◆ Work required:
Pick out the lines in the listing below that contain the word "this" and copy them.

◆ Recorded data:
····················

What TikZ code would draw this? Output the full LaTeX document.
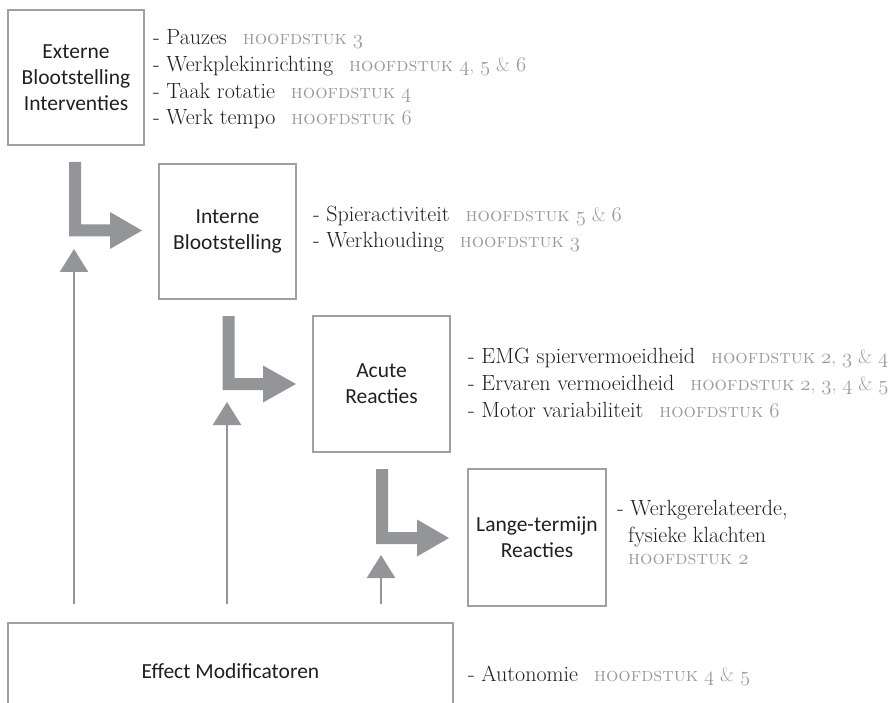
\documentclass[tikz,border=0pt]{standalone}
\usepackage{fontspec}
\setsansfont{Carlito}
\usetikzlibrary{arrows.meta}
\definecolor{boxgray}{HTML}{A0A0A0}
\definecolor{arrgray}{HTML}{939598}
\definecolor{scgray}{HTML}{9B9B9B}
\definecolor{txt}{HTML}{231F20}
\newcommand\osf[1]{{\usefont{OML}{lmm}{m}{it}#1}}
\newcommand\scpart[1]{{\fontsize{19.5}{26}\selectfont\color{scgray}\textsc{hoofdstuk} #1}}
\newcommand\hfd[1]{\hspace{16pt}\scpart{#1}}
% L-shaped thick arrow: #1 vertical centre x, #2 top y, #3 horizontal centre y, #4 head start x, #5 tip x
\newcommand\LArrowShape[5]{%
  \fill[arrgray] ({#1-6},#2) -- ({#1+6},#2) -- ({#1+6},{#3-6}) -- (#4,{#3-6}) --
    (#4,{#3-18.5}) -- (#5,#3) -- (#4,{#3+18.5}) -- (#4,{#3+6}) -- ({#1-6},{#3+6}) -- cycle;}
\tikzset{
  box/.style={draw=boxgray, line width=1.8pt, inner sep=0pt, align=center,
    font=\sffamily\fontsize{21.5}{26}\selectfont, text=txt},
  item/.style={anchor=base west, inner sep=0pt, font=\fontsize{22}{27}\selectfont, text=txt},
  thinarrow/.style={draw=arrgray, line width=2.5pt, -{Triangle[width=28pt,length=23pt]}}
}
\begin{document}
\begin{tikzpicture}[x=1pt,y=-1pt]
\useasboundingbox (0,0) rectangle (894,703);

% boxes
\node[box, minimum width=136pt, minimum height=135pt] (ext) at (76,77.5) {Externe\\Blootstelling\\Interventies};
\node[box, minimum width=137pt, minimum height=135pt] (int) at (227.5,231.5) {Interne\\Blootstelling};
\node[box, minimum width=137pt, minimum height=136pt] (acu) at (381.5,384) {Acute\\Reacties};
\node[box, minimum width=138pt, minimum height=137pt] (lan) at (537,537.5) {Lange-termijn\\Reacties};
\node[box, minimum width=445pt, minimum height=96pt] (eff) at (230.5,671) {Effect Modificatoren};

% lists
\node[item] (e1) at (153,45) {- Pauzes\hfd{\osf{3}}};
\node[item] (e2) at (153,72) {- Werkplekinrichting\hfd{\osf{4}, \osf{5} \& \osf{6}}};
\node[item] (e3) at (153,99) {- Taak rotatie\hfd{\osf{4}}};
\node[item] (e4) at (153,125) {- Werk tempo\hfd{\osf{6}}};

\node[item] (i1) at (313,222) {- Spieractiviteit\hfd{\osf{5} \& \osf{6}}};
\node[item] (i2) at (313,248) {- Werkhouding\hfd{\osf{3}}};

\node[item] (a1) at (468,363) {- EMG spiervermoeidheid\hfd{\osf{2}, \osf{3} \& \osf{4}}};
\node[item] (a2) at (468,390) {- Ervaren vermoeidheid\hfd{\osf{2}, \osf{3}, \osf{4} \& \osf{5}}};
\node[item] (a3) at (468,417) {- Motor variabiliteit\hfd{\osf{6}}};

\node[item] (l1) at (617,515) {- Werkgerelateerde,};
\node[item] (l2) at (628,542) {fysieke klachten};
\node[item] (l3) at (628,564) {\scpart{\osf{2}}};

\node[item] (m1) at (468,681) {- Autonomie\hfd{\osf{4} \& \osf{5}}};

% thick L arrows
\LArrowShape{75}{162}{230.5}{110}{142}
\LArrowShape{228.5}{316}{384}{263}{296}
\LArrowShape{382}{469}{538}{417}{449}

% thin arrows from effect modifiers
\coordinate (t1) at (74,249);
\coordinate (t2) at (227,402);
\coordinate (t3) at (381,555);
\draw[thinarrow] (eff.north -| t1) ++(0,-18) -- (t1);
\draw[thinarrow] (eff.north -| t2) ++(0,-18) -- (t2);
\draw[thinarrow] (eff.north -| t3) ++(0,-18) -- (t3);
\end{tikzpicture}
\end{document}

····················

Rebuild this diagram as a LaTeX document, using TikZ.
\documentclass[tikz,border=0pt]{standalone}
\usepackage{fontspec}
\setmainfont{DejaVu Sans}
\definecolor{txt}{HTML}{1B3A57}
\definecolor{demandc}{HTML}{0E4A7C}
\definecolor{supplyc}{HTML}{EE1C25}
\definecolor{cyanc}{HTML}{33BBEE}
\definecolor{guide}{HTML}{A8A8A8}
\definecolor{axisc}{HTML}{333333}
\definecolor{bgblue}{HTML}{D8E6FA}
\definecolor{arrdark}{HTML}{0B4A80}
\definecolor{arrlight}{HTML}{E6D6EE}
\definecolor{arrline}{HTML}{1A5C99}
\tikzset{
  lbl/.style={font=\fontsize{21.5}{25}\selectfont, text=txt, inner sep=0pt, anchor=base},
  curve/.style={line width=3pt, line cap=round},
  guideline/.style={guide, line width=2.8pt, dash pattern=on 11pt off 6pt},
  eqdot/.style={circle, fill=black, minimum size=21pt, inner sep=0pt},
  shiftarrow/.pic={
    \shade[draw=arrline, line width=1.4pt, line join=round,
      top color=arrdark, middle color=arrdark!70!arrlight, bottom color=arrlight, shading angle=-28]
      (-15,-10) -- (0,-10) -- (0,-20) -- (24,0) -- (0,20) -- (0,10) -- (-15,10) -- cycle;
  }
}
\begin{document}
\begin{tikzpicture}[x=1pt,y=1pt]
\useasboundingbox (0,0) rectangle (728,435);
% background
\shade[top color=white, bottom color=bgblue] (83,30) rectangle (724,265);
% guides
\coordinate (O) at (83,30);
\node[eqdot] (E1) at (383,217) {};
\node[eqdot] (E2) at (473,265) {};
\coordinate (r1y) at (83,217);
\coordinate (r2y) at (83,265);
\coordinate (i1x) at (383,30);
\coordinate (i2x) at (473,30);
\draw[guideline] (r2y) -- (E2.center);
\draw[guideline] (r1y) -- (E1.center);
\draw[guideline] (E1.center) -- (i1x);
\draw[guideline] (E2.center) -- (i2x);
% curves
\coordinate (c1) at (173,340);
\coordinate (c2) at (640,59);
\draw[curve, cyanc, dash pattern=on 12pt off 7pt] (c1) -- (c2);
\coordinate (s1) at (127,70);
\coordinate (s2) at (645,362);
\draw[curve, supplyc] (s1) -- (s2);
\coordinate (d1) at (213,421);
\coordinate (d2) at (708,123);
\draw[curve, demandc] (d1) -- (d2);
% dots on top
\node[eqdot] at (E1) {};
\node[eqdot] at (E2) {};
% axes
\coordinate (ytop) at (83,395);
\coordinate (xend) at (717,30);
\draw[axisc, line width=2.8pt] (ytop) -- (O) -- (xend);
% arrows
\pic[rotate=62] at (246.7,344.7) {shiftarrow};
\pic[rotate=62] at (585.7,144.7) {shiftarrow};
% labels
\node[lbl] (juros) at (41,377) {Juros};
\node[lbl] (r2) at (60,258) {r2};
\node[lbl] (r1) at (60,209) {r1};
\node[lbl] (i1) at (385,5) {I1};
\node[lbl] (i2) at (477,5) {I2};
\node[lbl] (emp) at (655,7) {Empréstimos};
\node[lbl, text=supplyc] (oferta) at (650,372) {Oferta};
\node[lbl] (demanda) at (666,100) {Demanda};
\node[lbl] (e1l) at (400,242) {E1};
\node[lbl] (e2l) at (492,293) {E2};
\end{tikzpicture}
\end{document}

····················

◆ Output of the exercise:
What TikZ code would draw this? Output the full LaTeX document.
Rebuild this diagram as a LaTeX document, using TikZ.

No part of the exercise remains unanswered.